You’ll note that the yawning disparity between investors claiming to be Overweight equities and expectations for growth has now nearly resolved — decisively in favor of risk reduction. For months, survey respondents stuck with stocks despite expressing palpable concern about the global economy. No more, apparently.
With some 90% of global assets underperforming T-bills, it’s small wonder that relative equity allocations versus cash have now likewise reached Lehman levels (figure on the left, below).
The net percentage saying they’re Overweight cash was two standard deviations above the long-term average (figure on the right, above). At 5.6%, the average cash level as a percentage of AUM was the highest since October of 2001 (“Dot-com!”).
A net 58% of respondents to BofA’s survey said they’re taking less risk than usual. That was up 10 points in a single month and marked a new record, exceeding… you guessed it, Lehman.
Some combination of “Inflation” and “Hawkish Central Banks” has topped the tail risk list for 15 of the last 17 months. The two “breaks” occurred when investors ranked the war in Ukraine and “Global Recession” higher on the risk list.
A more granular breakdown showed a very large MoM jump in those identifying persistently elevated inflation as the top risk (figure above).
From time to time, I point out that the FMS tail risk list is very often comprised of ostensibly separate risk factors which, when considered holistically, are really just the same risk viewed from different vantage points.
Apropos, “civil unrest” made a cameo on this month’s ballot (red in the figure, above). Because what do you get when you combine high inflation, recession, increasingly onerous interest rates and war?

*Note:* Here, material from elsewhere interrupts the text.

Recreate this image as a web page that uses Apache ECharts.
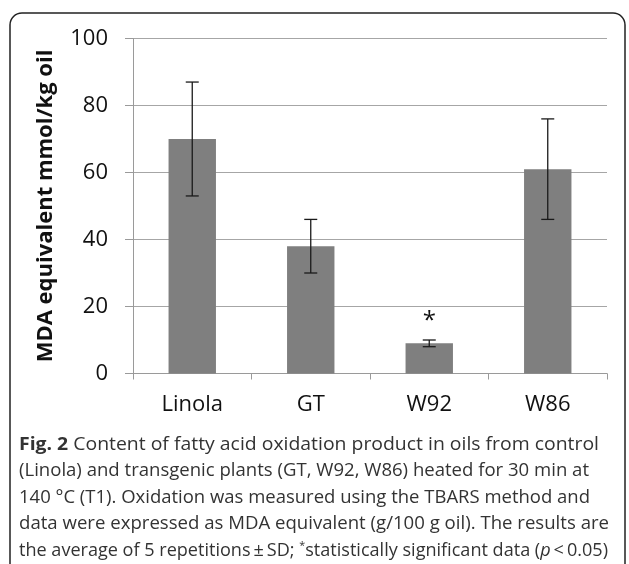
<!DOCTYPE html>
<html>
<head>
<meta charset="utf-8">
<script src="https://cdn.jsdelivr.net/npm/echarts@6/dist/echarts.min.js"></script>
<style>
  html, body { margin: 0; padding: 0; background: #fff; }
  #chart { width: 629px; height: 564px; }
</style>
</head>
<body>
<div id="chart"></div>
<script>
// Oil samples and their MDA-equivalent means with standard deviations
const categories = ['Linola', 'GT', 'W92', 'W86'];
const meanValues = [70, 38, 9, 61];
const sdValues = [17, 8, 1, 15];
const significance = ['', '', '*', ''];
const yTicks = { min: 0, max: 100, interval: 20 };

// Figure caption, one entry per printed line ({b|..} bold, {sup|..} superscript, {i|..} italic)
const captionLines = [
  '{b|Fig. 2} Content of fatty acid oxidation product in oils from control',
  '(Linola) and transgenic plants (GT, W92, W86) heated for 30 min at',
  '140 °C (T1). Oxidation was measured using the TBARS method and',
  'data were expressed as MDA equivalent (g/100 g oil). The results are',
  'the average of 5 repetitions\u2009±\u2009SD; {sup|*}statistically significant data ({i|p}\u2009<\u20090.05)'
];
// right edge each caption line is set flush to
const captionRight = [599, 589, 590, 609, 608];

const FONT = '"Open Sans", "Noto Sans", sans-serif';
const CAP_SIZE = 18.5;
const CAP_LEFT = 19;
const CAP_TOP = 431;
const CAP_LINE = 26.5;

const capStyles = {
  plain: 'normal normal ' + CAP_SIZE + 'px ' + FONT,
  b: 'normal bold ' + CAP_SIZE + 'px ' + FONT,
  sup: 'normal normal 11px ' + FONT,
  i: 'italic normal ' + CAP_SIZE + 'px ' + FONT
};

// measure a rich caption line so it can be fitted to its width
const measureCtx = document.createElement('canvas').getContext('2d');
function measureRich(line) {
  let w = 0;
  const re = /\{(\w+)\|([^}]*)\}|([^{]+)/g;
  let m;
  while ((m = re.exec(line)) !== null) {
    if (m[1]) { measureCtx.font = capStyles[m[1]]; w += measureCtx.measureText(m[2]).width; }
    else { measureCtx.font = capStyles.plain; w += measureCtx.measureText(m[3]).width; }
  }
  return w;
}

const richDef = {
  b: { fontWeight: 'bold', fontSize: CAP_SIZE, fontFamily: FONT, fill: '#333' },
  sup: { fontSize: 11, fontFamily: FONT, fill: '#333', verticalAlign: 'top', padding: [0, 0, 8, 0] },
  i: { fontStyle: 'italic', fontSize: CAP_SIZE, fontFamily: FONT, fill: '#333' }
};

const chart = echarts.init(document.getElementById('chart'), null, { renderer: 'canvas' });

function build() {
  const captionGraphics = captionLines.map(function (line, k) {
    const w = measureRich(line);
    const sx = (captionRight[k] - CAP_LEFT) / w;
    return {
      type: 'text',
      x: CAP_LEFT,
      y: CAP_TOP + k * CAP_LINE + CAP_LINE / 2,
      scaleX: sx,
      style: {
        text: line,
        font: capStyles.plain,
        fill: '#333',
        verticalAlign: 'middle',
        rich: richDef
      },
      silent: true
    };
  });

  const errorData = categories.map((c, i) => [i, meanValues[i] - sdValues[i], meanValues[i] + sdValues[i], significance[i]]);

  chart.setOption({
    animation: false,
    backgroundColor: '#fff',
    grid: { left: 133, right: 22, top: 38.5, bottom: 190.5 },
    xAxis: {
      type: 'category',
      data: categories,
      axisLine: { lineStyle: { color: '#9a9a9a', width: 1 } },
      axisTick: { show: true, length: 6, lineStyle: { color: '#9a9a9a' } },
      axisLabel: { fontFamily: FONT, fontSize: 22, color: '#111', margin: 20 }
    },
    yAxis: {
      type: 'value',
      min: yTicks.min, max: yTicks.max, interval: yTicks.interval,
      name: 'MDA equivalent mmol/kg oil',
      nameLocation: 'middle',
      nameGap: 76,
      nameRotate: 90,
      nameTextStyle: { fontFamily: FONT, fontSize: 22, fontWeight: 'bold', color: '#111' },
      axisLine: { show: true, lineStyle: { color: '#9a9a9a', width: 1 } },
      axisTick: { show: true, length: 8, lineStyle: { color: '#9a9a9a' } },
      splitLine: { lineStyle: { color: '#a6a6a6', width: 1 } },
      axisLabel: { fontFamily: FONT, fontSize: 22, color: '#111', margin: 25 }
    },
    series: [
      {
        type: 'bar',
        data: meanValues,
        barWidth: '40%',
        itemStyle: { color: '#7f7f7f' },
        z: 2
      },
      {
        type: 'custom',
        data: errorData,
        z: 3,
        renderItem: function (params, api) {
          const x = api.value(0);
          const lo = api.coord([x, api.value(1)]);
          const hi = api.coord([x, api.value(2)]);
          const cap = 6.5;
          const style = { stroke: '#1a1a1a', lineWidth: 1.3 };
          const children = [
            { type: 'line', shape: { x1: hi[0], y1: hi[1], x2: lo[0], y2: lo[1] }, style: style },
            { type: 'line', shape: { x1: hi[0] - cap, y1: hi[1], x2: hi[0] + cap, y2: hi[1] }, style: style },
            { type: 'line', shape: { x1: lo[0] - cap, y1: lo[1], x2: lo[0] + cap, y2: lo[1] }, style: style }
          ];
          const mark = api.value(3);
          if (mark) {
            children.push({
              type: 'text',
              style: {
                text: mark, x: hi[0], y: hi[1] - 7,
                fill: '#111', font: '24px ' + FONT,
                align: 'center', verticalAlign: 'bottom'
              }
            });
          }
          return { type: 'group', children: children };
        }
      }
    ],
    graphic: [
      {
        type: 'rect',
        shape: { x: 10, y: 13, width: 615, height: 700, r: 12 },
        style: { fill: 'none', stroke: '#222', lineWidth: 1.5 },
        silent: true
      }
    ].concat(captionGraphics)
  });
}

if (document.fonts && document.fonts.load) {
  Promise.all([
    document.fonts.load(capStyles.plain),
    document.fonts.load(capStyles.b),
    document.fonts.load(capStyles.i)
  ]).then(build, build);
} else {
  build();
}
</script>
</body>
</html>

The positioning and sentiment lows on the BAML FMS survey have sometimes preceded market bottoms by a significant period, and indicies have sometimes declined substantially during that period.
For example, “Global Profit Optimism” bottomed Sep ’98, Mar ’01, Sep ’08 while SP500 bottomed Oct ’98, Oct ’02, Mar ’09. SP500 fell about -2% from Sep ’98 to Oct ’98, about -30% from Mar ’01 to Oct ’02, about -40% from Sep ’08 to Mar ’09. 2020 was unusual in that Profit Optimism bottomed after SP500 did.
Therefore, record lows on these BAML FMS surveys doesn’t mean the SP500 is at or even near the bottom. It “could” mean that, but most of the time it does not (granted n=4).
I think your analysis is probably correct. Keep waiting for the bottom.
Quote of the day: “I have to remind myself that the vast majority of humanity enjoys being entertained.”